Martyna Klatt

Personal information
- Born: 4 February 1999 (age 27) Poznań, Poland

Sport
- Country: Poland
- Club: AZS–AWF Poznań

Medal record
Women's canoe sprint
Representing Poland
World Championships
| Gold medal – first place | 2023 Duisburg | K-2 200 m |
| Gold medal – first place | 2025 Milan | K-2 500 m |
| Silver medal – second place | 2023 Duisburg | K-2 500 m |
European Championships
| Gold medal – first place | 2025 Račice | K-2 500 m |
| Silver medal – second place | 2026 Montemor-o-Velho | K-2 500 m |
| Bronze medal – third place | 2021 Poznań | K-2 1000 m |

= Martyna Klatt =

Polish sprint canoeist

Martyna Klatt (born 4 February 1999) is a Polish sprint canoeist and world champion.

== Biography ==
She represented the club Energetyk Poznań and later became a member of AZS–AWF Poznań.
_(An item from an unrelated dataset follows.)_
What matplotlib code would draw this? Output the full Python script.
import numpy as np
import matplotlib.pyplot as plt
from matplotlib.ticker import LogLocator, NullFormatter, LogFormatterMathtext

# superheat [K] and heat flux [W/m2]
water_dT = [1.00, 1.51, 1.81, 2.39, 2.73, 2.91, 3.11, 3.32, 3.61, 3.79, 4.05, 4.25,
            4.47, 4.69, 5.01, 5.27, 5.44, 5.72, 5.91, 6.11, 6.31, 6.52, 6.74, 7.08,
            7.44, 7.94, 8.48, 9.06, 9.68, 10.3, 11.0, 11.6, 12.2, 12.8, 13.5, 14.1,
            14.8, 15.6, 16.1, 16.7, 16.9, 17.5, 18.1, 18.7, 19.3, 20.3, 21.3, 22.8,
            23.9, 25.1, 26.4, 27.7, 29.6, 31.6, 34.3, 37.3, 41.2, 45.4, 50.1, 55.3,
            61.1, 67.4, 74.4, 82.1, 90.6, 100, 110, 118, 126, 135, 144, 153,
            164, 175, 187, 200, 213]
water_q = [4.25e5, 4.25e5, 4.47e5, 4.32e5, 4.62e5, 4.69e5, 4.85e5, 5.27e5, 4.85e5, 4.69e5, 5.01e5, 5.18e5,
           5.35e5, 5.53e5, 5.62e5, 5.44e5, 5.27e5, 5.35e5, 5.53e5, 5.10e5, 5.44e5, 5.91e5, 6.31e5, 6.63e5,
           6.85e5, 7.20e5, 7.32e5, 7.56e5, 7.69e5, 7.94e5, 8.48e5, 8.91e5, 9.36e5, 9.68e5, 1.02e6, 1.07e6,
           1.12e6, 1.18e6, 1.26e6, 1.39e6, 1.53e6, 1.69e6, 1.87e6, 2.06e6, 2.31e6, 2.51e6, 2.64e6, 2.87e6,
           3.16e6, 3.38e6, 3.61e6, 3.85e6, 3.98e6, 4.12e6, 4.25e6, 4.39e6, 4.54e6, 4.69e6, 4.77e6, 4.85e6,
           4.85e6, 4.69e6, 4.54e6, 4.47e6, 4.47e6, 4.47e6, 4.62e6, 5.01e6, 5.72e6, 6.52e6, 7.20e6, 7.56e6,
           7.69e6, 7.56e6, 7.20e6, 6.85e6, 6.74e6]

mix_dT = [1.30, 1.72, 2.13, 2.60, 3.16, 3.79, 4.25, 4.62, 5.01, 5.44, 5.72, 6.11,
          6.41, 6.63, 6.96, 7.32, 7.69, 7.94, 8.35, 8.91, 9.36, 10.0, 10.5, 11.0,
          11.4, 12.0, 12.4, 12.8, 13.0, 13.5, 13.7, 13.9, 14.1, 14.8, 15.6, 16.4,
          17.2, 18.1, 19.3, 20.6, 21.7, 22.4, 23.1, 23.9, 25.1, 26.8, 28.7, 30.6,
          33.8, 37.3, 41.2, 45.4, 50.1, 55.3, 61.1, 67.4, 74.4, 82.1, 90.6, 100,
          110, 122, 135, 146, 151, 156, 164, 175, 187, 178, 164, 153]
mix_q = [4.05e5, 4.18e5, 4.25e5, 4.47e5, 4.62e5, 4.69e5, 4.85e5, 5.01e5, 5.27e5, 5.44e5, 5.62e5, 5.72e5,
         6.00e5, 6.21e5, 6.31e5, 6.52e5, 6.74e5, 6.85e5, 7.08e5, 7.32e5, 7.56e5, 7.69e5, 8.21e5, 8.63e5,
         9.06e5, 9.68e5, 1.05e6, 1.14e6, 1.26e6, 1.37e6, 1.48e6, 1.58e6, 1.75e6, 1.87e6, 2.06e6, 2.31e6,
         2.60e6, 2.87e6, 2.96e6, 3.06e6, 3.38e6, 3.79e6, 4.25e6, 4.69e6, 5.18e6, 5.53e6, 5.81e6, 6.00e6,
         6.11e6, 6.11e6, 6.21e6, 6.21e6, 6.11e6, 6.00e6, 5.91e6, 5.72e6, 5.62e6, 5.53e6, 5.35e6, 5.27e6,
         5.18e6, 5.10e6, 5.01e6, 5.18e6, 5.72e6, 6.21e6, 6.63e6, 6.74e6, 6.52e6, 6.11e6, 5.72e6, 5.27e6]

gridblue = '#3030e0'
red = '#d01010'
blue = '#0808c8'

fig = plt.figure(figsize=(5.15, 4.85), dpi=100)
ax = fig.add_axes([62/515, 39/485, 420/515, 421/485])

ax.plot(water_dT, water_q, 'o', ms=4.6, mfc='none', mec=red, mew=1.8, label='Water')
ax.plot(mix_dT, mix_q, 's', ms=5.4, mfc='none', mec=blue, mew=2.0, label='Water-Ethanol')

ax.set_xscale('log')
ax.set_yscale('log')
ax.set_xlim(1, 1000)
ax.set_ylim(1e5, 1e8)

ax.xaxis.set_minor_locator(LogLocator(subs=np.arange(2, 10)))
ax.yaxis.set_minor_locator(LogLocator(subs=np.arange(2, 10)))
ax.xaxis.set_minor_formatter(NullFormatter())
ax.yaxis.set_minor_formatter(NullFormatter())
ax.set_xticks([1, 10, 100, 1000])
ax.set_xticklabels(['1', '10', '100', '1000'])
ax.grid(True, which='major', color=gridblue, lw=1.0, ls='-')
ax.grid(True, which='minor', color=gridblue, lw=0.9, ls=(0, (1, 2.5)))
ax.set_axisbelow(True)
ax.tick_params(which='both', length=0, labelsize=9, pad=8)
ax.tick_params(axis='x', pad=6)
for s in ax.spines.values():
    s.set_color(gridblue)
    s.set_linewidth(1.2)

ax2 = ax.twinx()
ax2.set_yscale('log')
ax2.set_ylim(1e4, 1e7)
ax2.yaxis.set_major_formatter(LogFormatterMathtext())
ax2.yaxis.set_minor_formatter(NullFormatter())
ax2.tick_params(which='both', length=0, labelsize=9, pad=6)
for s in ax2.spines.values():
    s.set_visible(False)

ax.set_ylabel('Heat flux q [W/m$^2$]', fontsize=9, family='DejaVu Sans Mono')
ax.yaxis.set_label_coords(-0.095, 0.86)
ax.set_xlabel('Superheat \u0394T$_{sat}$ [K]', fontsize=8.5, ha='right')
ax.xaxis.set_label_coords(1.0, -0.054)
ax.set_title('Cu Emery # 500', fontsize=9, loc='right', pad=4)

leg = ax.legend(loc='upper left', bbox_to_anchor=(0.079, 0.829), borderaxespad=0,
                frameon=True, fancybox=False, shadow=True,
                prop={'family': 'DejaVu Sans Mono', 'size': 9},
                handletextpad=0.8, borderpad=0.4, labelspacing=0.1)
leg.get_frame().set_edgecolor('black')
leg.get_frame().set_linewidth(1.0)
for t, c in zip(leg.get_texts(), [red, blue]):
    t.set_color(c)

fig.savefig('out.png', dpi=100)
In 2017, she won a silver medal at the Junior European Championships in the K-4 500 meters event (with Sandra Ostrowska, Helena Wiśniewska, and Julia Olszewska). In 2018, she won a silver medal at the U-23 World Championships (with Dominika Włodarczyk, Klaudia Cyrulewska, and Małgorzata Puławska). In 2019, she won gold medals at both the U-23 World Championships and U-23 European Championships in the same event (with Klaudia Cyrulewska, Małgorzata Puławska, and Julia Olszewska). In 2021 and 2022, she won gold medals at the U-23 European Championships in the K-2 500 meters event (both times with Sandra Ostrowska) and K-4 500 meters event (in 2021 with Julia Olszewska, Klaudia Cyrulewska, and Sandra Ostrowska, and in 2022 with Sandra Ostrowska, Helena Wiśniewska, and Julia Krajewska). In 2022, she also won gold medals at the U-23 World Championships in the K-2 500 meters mix event (with Jakub Stepun), K-2 500 meters event (with Sandra Ostrowska), and K-4 500 meters event (with Sandra Ostrowska, Helena Wiśniewska, and Julia Olszewska).
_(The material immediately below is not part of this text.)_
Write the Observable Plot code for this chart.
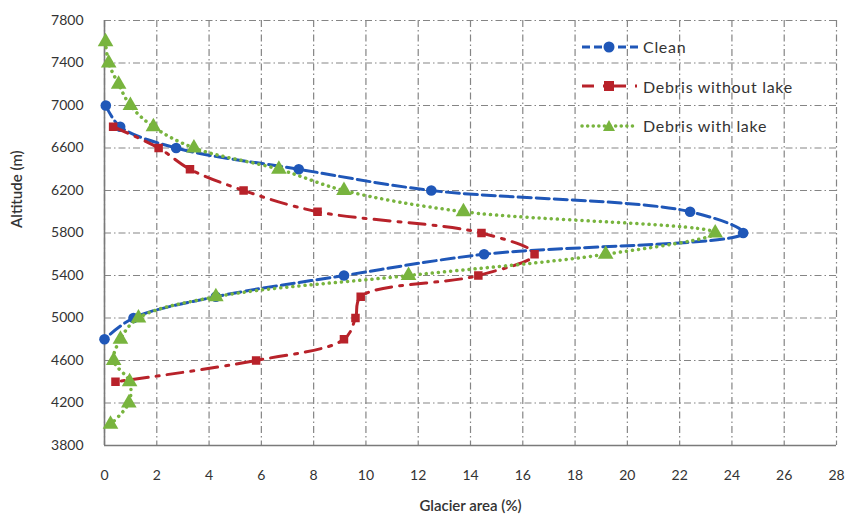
<!DOCTYPE html>
<html>
<head>
<meta charset="utf-8">
<script src="https://cdn.jsdelivr.net/npm/d3@7"></script>
<script src="https://cdn.jsdelivr.net/npm/@observablehq/plot@0.6"></script>
<style>
  html, body { margin: 0; padding: 0; background: #fff; }
  #wrap { position: relative; width: 845px; height: 520px; font-family: Lato, "Open Sans", sans-serif; }
  #legend { position: absolute; left: 578px; top: 27px; }
  #legend .row { display: flex; align-items: center; height: 39.5px; }
  #legend .row span { font-size: 16px; color: #333; letter-spacing: 0.7px; margin-left: 5px; }
</style>
</head>
<body>
<div id="wrap"></div>
<script>
// Altitude levels (m) and glacier area (%) per series
const altClean = [7000, 6800, 6600, 6400, 6200, 6000, 5800, 5600, 5400, 5200, 5000, 4800];
const areaClean = [0.05, 0.6, 2.74, 7.43, 12.5, 22.4, 24.43, 14.52, 9.16, 4.26, 1.11, 0];

const altNoLake = [6800, 6600, 6400, 6200, 6000, 5800, 5600, 5400, 5200, 5000, 4800, 4600, 4400];
const areaNoLake = [0.33, 2.07, 3.27, 5.32, 8.15, 14.42, 16.45, 14.3, 9.8, 9.6, 9.16, 5.8, 0.42];

const altLake = [7600, 7400, 7200, 7000, 6800, 6600, 6400, 6200, 6000, 5800, 5600, 5400, 5200, 5000, 4800, 4600, 4400, 4200, 4000];
const areaLake = [0.04, 0.16, 0.54, 0.99, 1.87, 3.42, 6.67, 9.16, 13.73, 23.36, 19.17, 11.63, 4.26, 1.3, 0.61, 0.35, 0.96, 0.93, 0.23];

const xTicks = [0, 2, 4, 6, 8, 10, 12, 14, 16, 18, 20, 22, 24, 26, 28];
const yTicks = [3800, 4200, 4600, 5000, 5400, 5800, 6200, 6600, 7000, 7400, 7800];

const seriesNames = ["Clean", "Debris without lake", "Debris with lake"];
const colors = ["#1f57b8", "#b8222a", "#78b43e"];

const toRows = (alts, areas) => alts.map((a, i) => ({alt: a, area: areas[i]}));
const clean = toRows(altClean, areaClean);
const noLake = toRows(altNoLake, areaNoLake);
const lake = toRows(altLake, areaLake);

const gridStyle = {stroke: "#858585", strokeOpacity: 1, strokeWidth: 1.2, strokeDasharray: "7,3,1.5,3"};

const chart = Plot.plot({
  width: 845,
  height: 520,
  marginLeft: 104,
  marginRight: 9,
  marginTop: 20,
  marginBottom: 75,
  style: {fontFamily: "Lato, 'Open Sans', sans-serif", background: "#fff"},
  x: {domain: [0, 28]},
  y: {domain: [3800, 7800]},
  marks: [
    Plot.gridX(xTicks, gridStyle),
    Plot.gridY(yTicks, gridStyle),
    Plot.ruleX([0], {stroke: "#7a7a7a", strokeWidth: 1.6}),
    Plot.ruleY([3800], {stroke: "#7a7a7a", strokeWidth: 1.6}),
    Plot.axisX(xTicks, {tickSize: 0, tickPadding: 25, fontSize: 14, fill: "#333", label: null, tickFormat: d3.format("d"), style: {letterSpacing: "0.6px"}}),
    Plot.axisY(yTicks, {tickSize: 0, tickPadding: 21, fontSize: 14, fill: "#333", label: null, tickFormat: d3.format("d"), style: {letterSpacing: "1px"}}),
    Plot.text(["Glacier area (%)"], {frameAnchor: "bottom", dy: 65, fontSize: 15, fontWeight: 600, fill: "#333", style: {letterSpacing: "0.5px"}}),
    Plot.text(["Altitude (m)"], {frameAnchor: "left", dx: -87, dy: -5, rotate: -90, fontSize: 15, fontWeight: 600, fill: "#333", style: {letterSpacing: "0.5px"}}),
    // Clean
    Plot.line(clean, {x: "area", y: "alt", stroke: colors[0], strokeWidth: 3, strokeDasharray: "13,5", curve: "catmull-rom"}),
    Plot.dot(clean, {x: "area", y: "alt", symbol: "circle", r: 5.3, fill: colors[0]}),
    // Debris without lake
    Plot.line(noLake, {x: "area", y: "alt", stroke: colors[1], strokeWidth: 3, strokeDasharray: "16,8,3,8", curve: "catmull-rom"}),
    Plot.dot(noLake, {x: "area", y: "alt", symbol: "square", r: 4.8, fill: colors[1]}),
    // Debris with lake
    Plot.line(lake, {x: "area", y: "alt", stroke: colors[2], strokeWidth: 3.5, strokeDasharray: "0.1,6", strokeLinecap: "round", curve: "catmull-rom"}),
    Plot.dot(lake, {x: "area", y: "alt", symbol: "triangle", r: 5.8, fill: colors[2]})
  ]
});

const wrap = document.getElementById("wrap");
wrap.appendChild(chart);

// Legend (overlay on the plot area, as in the original)
const legend = document.createElement("div");
legend.id = "legend";
const dashes = ["8,4", "12,9,2,9", "0.1,5.5"];
const widths = [3, 3, 3.5];
const markerSvg = [
  (c) => `<circle cx="31" cy="9" r="5.5" fill="${c}"/>`,
  (c) => `<rect x="26" y="4" width="10" height="10" fill="${c}"/>`,
  (c) => `<path d="M31,3 L37,14 L25,14 Z" fill="${c}"/>`
];
seriesNames.forEach((name, i) => {
  const row = document.createElement("div");
  row.className = "row";
  row.innerHTML = `<svg width="60" height="18"><line x1="4" y1="9" x2="60" y2="9" stroke="${colors[i]}" stroke-width="${widths[i]}" stroke-dasharray="${dashes[i]}" stroke-linecap="${i === 2 ? "round" : "butt"}"/>${markerSvg[i](colors[i])}</svg><span>${name}</span>`;
  legend.appendChild(row);
});
wrap.appendChild(legend);
</script>
</body>
</html>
At the 2021 European Championships, she won a bronze medal in the K-2 1000 meters event (with Sandra Ostrowska). At the 2023 World Championships, she won a gold medal in the K-2 200 meters event and a silver medal in the K-2 500 meters event (both times with Helena Wiśniewska).

At the Polish Senior Championships, she won six gold medals:
- K-1 1000 meters: 2022
- K-2 500 meters: 2020
- K-2 200 meters (mix): 2020, 2021, 2022, 2023

In the 2023 Przegląd Sportowy Plebiscite for the best athlete of the year, she, along with Helena Wiśniewska, took 8th place.